Indeed, it is rather difficult to find anybody not affiliated with an interest group who opposes McConnell. Helvidius at Ex Post thinks he isn't "necessarily committed to the text and history of the Constitution," which is an absurd charge--McConnell might be the single foremost originalist/textualist in American academia today. Check out some of the titles in his C.V.:
The Right to Die and the Jurisprudence of Tradition, 1997 Utah Law Review 665.
Segregation and the Original Understanding--A Reply to Professor Maltz, 13 Constitutional Commentary 233 (1996).
Originalism and the Desegregation Decisions, 81 Virginia Law Review 947 (1995).

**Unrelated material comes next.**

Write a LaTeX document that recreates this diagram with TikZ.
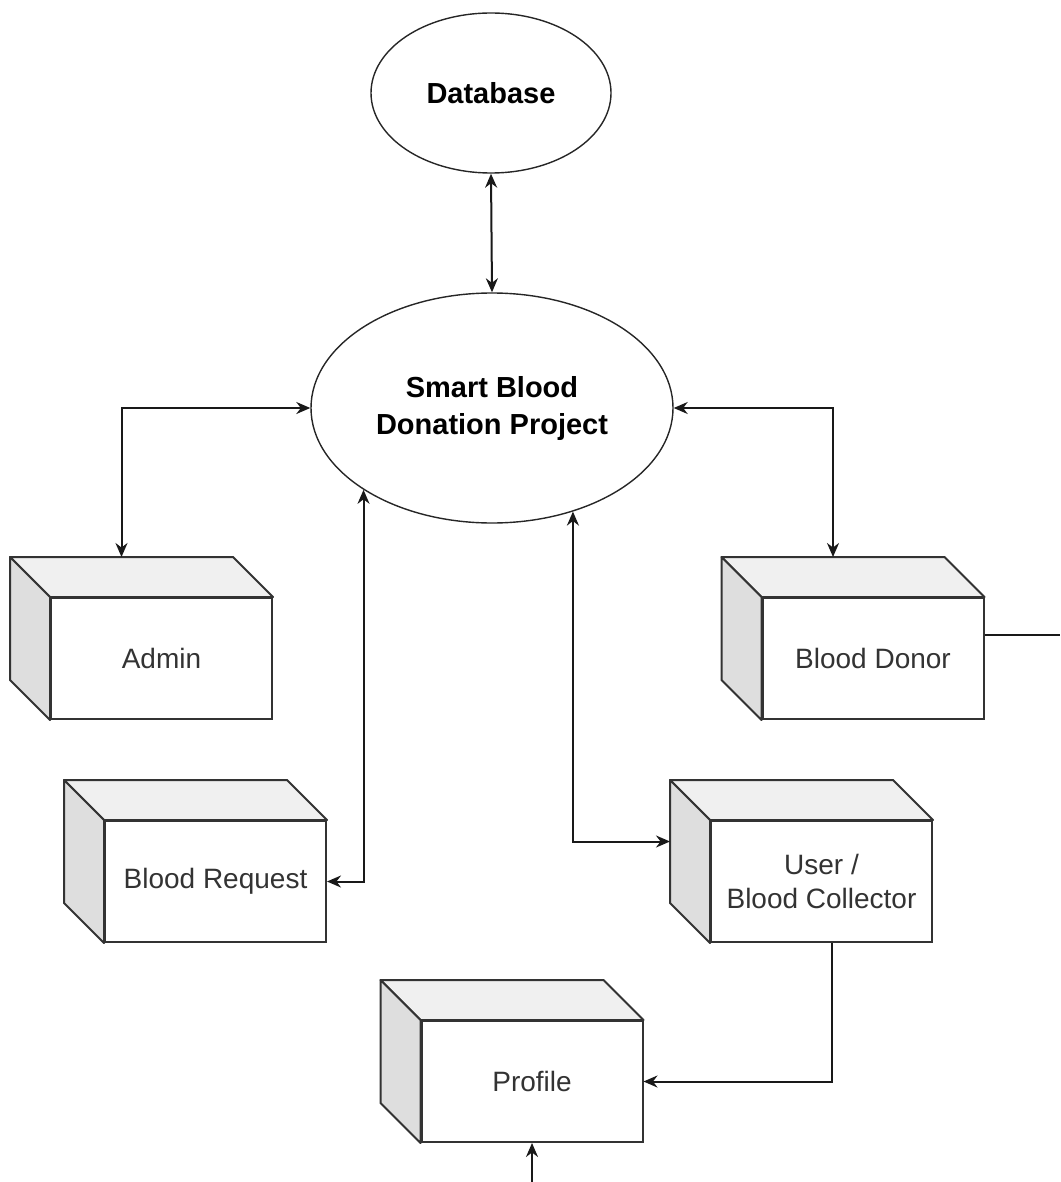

The Originalist Justification for Brown: A Reply to Professor Klarman, 81 Virginia Law Review 1937 (1995).
Nope, nothing that even smacks of Originalism in that list.

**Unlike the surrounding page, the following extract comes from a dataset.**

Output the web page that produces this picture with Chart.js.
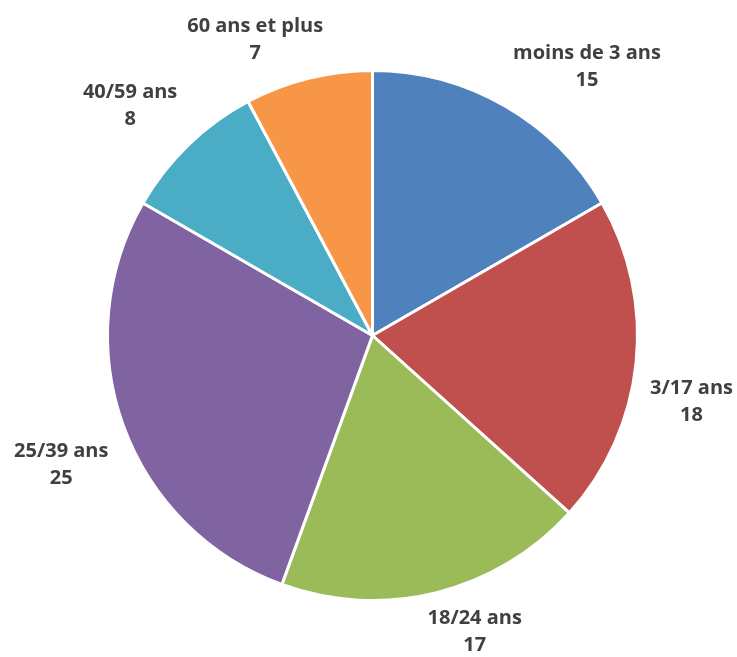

Generally, the few people who do oppose him simply don't think he's conservative enough. They cloak it behind terminology like "originalism" and "textualism," but McConnell is proof that "following the text" doesn't always mean following the GOP talking points. What this crowd wants is a conservative activist, pure and simple.
But amongst much of the principled right (and left, especially those which have resigned themselves to the fact that yes, Bush is going to nominate a conservative), McConnell is an excellent choice.
I hope nobody tells President Bush I said that--nothing is more likely to doom McConnell's nomination than hearing that liberals won't scream bloody murder about it.